#### [Exercise aim]
Produce a word-for-word copy of the listing below without its pictures.

#### [Data provided]
--------------------

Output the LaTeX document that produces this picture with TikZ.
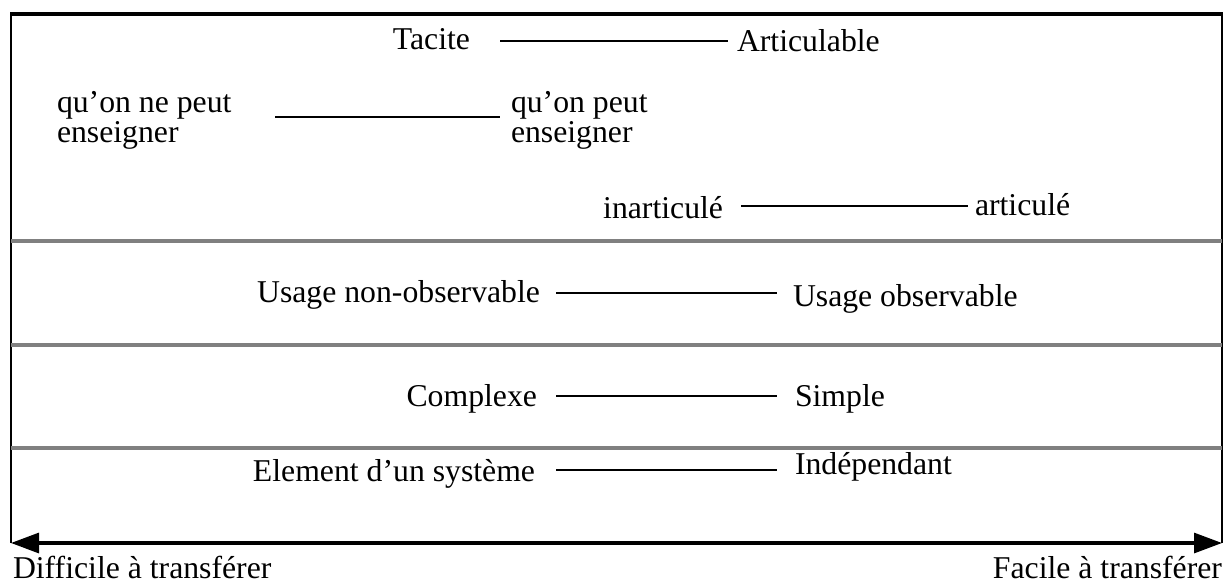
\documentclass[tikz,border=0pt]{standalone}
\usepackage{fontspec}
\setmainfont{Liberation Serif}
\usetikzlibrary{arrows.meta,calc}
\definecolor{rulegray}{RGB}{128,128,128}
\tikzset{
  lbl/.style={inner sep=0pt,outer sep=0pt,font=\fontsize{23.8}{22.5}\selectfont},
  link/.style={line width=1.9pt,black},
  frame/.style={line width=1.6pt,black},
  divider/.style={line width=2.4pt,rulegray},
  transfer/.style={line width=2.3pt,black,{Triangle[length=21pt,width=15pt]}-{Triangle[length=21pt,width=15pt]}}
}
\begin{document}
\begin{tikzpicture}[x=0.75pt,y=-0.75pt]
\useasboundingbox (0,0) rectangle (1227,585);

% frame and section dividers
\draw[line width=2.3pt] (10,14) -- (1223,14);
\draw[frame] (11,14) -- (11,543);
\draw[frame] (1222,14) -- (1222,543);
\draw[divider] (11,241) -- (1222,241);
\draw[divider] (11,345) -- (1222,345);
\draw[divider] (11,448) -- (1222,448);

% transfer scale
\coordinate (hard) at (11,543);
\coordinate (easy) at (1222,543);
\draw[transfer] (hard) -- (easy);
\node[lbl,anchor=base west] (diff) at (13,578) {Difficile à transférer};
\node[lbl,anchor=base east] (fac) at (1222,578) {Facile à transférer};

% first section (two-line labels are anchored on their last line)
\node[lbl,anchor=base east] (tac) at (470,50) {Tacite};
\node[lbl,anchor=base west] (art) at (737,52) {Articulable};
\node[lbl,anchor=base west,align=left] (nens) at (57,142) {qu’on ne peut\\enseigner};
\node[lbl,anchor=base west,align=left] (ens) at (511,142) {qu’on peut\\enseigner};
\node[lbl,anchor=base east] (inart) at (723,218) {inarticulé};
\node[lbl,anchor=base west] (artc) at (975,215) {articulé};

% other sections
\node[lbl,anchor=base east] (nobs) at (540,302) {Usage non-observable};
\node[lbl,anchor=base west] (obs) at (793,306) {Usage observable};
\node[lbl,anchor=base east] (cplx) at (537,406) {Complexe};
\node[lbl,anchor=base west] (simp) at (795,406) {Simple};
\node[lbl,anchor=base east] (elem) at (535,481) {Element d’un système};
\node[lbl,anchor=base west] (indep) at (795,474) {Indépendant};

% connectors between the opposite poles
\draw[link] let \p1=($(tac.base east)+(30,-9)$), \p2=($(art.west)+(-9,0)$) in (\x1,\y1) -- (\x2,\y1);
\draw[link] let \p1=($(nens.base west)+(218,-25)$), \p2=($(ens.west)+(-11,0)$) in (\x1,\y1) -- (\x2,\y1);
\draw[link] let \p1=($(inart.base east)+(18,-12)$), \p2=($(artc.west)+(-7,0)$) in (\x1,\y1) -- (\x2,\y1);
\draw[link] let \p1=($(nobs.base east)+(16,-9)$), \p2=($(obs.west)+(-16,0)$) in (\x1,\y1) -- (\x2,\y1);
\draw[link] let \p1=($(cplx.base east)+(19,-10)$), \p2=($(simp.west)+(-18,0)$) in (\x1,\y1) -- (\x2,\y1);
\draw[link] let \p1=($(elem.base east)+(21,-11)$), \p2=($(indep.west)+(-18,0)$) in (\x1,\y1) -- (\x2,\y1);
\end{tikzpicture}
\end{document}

--------------------

#### [Result]
Output the LaTeX document that produces this picture with TikZ.
\documentclass[tikz,border=0pt]{standalone}
\usepackage{fontspec}
\setmainfont{Liberation Serif}
\usetikzlibrary{arrows.meta,calc}
\definecolor{rulegray}{RGB}{128,128,128}
\tikzset{
  lbl/.style={inner sep=0pt,outer sep=0pt,font=\fontsize{23.8}{22.5}\selectfont},
  link/.style={line width=1.9pt,black},
  frame/.style={line width=1.6pt,black},
  divider/.style={line width=2.4pt,rulegray},
  transfer/.style={line width=2.3pt,black,{Triangle[length=21pt,width=15pt]}-{Triangle[length=21pt,width=15pt]}}
}
\begin{document}
\begin{tikzpicture}[x=0.75pt,y=-0.75pt]
\useasboundingbox (0,0) rectangle (1227,585);

% frame and section dividers
\draw[line width=2.3pt] (10,14) -- (1223,14);
\draw[frame] (11,14) -- (11,543);
\draw[frame] (1222,14) -- (1222,543);
\draw[divider] (11,241) -- (1222,241);
\draw[divider] (11,345) -- (1222,345);
\draw[divider] (11,448) -- (1222,448);

% transfer scale
\coordinate (hard) at (11,543);
\coordinate (easy) at (1222,543);
\draw[transfer] (hard) -- (easy);
\node[lbl,anchor=base west] (diff) at (13,578) {Difficile à transférer};
\node[lbl,anchor=base east] (fac) at (1222,578) {Facile à transférer};

% first section (two-line labels are anchored on their last line)
\node[lbl,anchor=base east] (tac) at (470,50) {Tacite};
\node[lbl,anchor=base west] (art) at (737,52) {Articulable};
\node[lbl,anchor=base west,align=left] (nens) at (57,142) {qu’on ne peut\\enseigner};
\node[lbl,anchor=base west,align=left] (ens) at (511,142) {qu’on peut\\enseigner};
\node[lbl,anchor=base east] (inart) at (723,218) {inarticulé};
\node[lbl,anchor=base west] (artc) at (975,215) {articulé};

% other sections
\node[lbl,anchor=base east] (nobs) at (540,302) {Usage non-observable};
\node[lbl,anchor=base west] (obs) at (793,306) {Usage observable};
\node[lbl,anchor=base east] (cplx) at (537,406) {Complexe};
\node[lbl,anchor=base west] (simp) at (795,406) {Simple};
\node[lbl,anchor=base east] (elem) at (535,481) {Element d’un système};
\node[lbl,anchor=base west] (indep) at (795,474) {Indépendant};

% connectors between the opposite poles
\draw[link] let \p1=($(tac.base east)+(30,-9)$), \p2=($(art.west)+(-9,0)$) in (\x1,\y1) -- (\x2,\y1);
\draw[link] let \p1=($(nens.base west)+(218,-25)$), \p2=($(ens.west)+(-11,0)$) in (\x1,\y1) -- (\x2,\y1);
\draw[link] let \p1=($(inart.base east)+(18,-12)$), \p2=($(artc.west)+(-7,0)$) in (\x1,\y1) -- (\x2,\y1);
\draw[link] let \p1=($(nobs.base east)+(16,-9)$), \p2=($(obs.west)+(-16,0)$) in (\x1,\y1) -- (\x2,\y1);
\draw[link] let \p1=($(cplx.base east)+(19,-10)$), \p2=($(simp.west)+(-18,0)$) in (\x1,\y1) -- (\x2,\y1);
\draw[link] let \p1=($(elem.base east)+(21,-11)$), \p2=($(indep.west)+(-18,0)$) in (\x1,\y1) -- (\x2,\y1);
\end{tikzpicture}
\end{document}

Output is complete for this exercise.